_Required work_:
Without the pictures, extract every line from the start of the material to the line containing "-100, 0, 0]", both ends included.

>> begin Recorded information

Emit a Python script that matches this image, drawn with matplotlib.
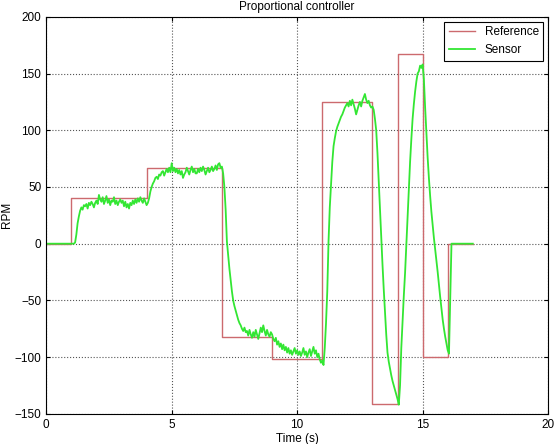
import numpy as np
import matplotlib
matplotlib.use('Agg')
import matplotlib.pyplot as plt

plt.rcParams['font.family'] = ['Liberation Sans', 'DejaVu Sans']

# Reference (setpoint) steps
ref_t = [0, 1, 4, 7, 9, 11, 13, 14, 15, 16, 17]
ref_rpm = [0, 40, 67, -82, -102, 125, -141, 167, -100, 0, 0]

# Sensor readings, sampled every 0.05 s from 0 to 17 s
sensor_dt = 0.05
sensor_rpm = [
    # 0 - 1 s
    0, 0, 0, 0, 0, 0, 0, 0, 0, 0, 0, 0, 0, 0, 0, 0, 0, 0, 0, 0,
    # 1 - 2 s
    0, 0, 0, 1, 8, 18, 24, 29, 32, 30, 34, 33, 35, 31, 36, 34, 37, 35, 32, 36,
    # 2 - 3 s
    38, 35, 43, 39, 37, 41, 35, 38, 42, 36, 39, 34, 38, 37, 41, 35, 38, 34, 37, 39,
    # 3 - 4 s
    36, 38, 33, 37, 32, 35, 31, 36, 34, 38, 35, 39, 36, 40, 37, 41, 38, 36, 40, 37,
    # 4 - 5 s
    34, 36, 40, 46, 50, 53, 55, 58, 59, 57, 61, 60, 63, 64, 60, 63, 66, 63, 67, 63,
    # 5 - 6 s
    71, 64, 67, 63, 66, 62, 65, 61, 64, 58, 61, 63, 67, 64, 61, 65, 68, 63, 66, 62,
    # 6 - 7 s
    62, 66, 63, 67, 64, 68, 65, 61, 64, 67, 63, 65, 68, 64, 66, 69, 65, 70, 71, 67,
    # 7 - 8 s
    68, 62, 50, 30, 2, -10, -22, -32, -42, -50, -55, -59, -63, -67, -70, -72, -75, -77, -74, -78,
    # 8 - 9 s
    -77, -81, -76, -80, -83, -78, -82, -76, -80, -84, -79, -74, -78, -72, -77, -81, -76, -80, -82, -78,
    # 9 - 10 s
    -80, -84, -86, -83, -89, -86, -91, -88, -93, -89, -94, -91, -96, -92, -97, -94, -98, -95, -92, -97,
    # 10 - 11 s
    -94, -98, -95, -99, -96, -92, -98, -95, -100, -96, -93, -99, -95, -91, -97, -94, -100, -97, -102, -105,
    # 11 - 12 s
    -103, -107, -92, -70, -42, 2, 32, 52, 72, 86, 93, 99, 103, 106, 109, 112, 114, 117, 120, 122,
    # 12 - 13 s
    124, 121, 126, 122, 127, 123, 119, 114, 118, 122, 125, 121, 126, 129, 132, 127, 124, 126, 122, 120,
    # 13 - 14 s
    121, 118, 110, 100, 80, 55, 28, 5, -18, -40, -60, -80, -96, -104, -110, -116, -121, -125, -129, -133,
    # 14 - 15 s
    -137, -142, -125, -92, -68, -46, -26, -1, 24, 50, 72, 92, 110, 123, 134, 143, 150, 152, 157, 155,
    # 15 - 16 s
    158, 145, 120, 98, 76, 58, 42, 28, 16, 5, -5, -15, -25, -36, -47, -57, -67, -75, -82, -88,
    # 16 - 17 s
    -94, -97, -50, 0, 0, 0, 0, 0, 0, 0, 0, 0, 0, 0, 0, 0, 0, 0, 0, 0,
    # 17 s
    0,
]
sensor_t = np.arange(len(sensor_rpm)) * sensor_dt

fig = plt.figure(figsize=(5.57, 4.44), dpi=100)
ax = fig.add_axes([0.083, 0.068, 0.901, 0.894])

ax.plot(ref_t, ref_rpm, drawstyle='steps-post', color='#cc6a6e', lw=1.0, label='Reference')
ax.plot(sensor_t, sensor_rpm, color='#33e633', lw=1.3, label='Sensor')

ax.set_xlim(0, 20)
ax.set_ylim(-150, 200)
ax.set_xticks([0, 5, 10, 15, 20])
ax.set_yticks([-150, -100, -50, 0, 50, 100, 150, 200])
ax.tick_params(direction='in', length=3, labelsize=8.5, top=True, right=True)
ax.grid(True, linestyle=':', color='#555555', lw=0.8)

ax.set_title('Proportional controller', fontsize=8.5, pad=5)
ax.set_xlabel('Time (s)', fontsize=8.5, labelpad=2)
ax.set_ylabel('RPM', fontsize=8.5)
ax.yaxis.set_label_coords(-0.066, 0.5)

leg = ax.legend(loc='upper right', fontsize=8.5, fancybox=False, framealpha=1,
                edgecolor='black', handlelength=2.2, borderaxespad=0.4)
leg.get_frame().set_linewidth(0.8)

fig.savefig('out.png', dpi=100)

>> end Recorded information

_Response below_:
Emit a Python script that matches this image, drawn with matplotlib.
import numpy as np
import matplotlib
matplotlib.use('Agg')
import matplotlib.pyplot as plt

plt.rcParams['font.family'] = ['Liberation Sans', 'DejaVu Sans']

# Reference (setpoint) steps
ref_t = [0, 1, 4, 7, 9, 11, 13, 14, 15, 16, 17]
ref_rpm = [0, 40, 67, -82, -102, 125, -141, 167, -100, 0, 0]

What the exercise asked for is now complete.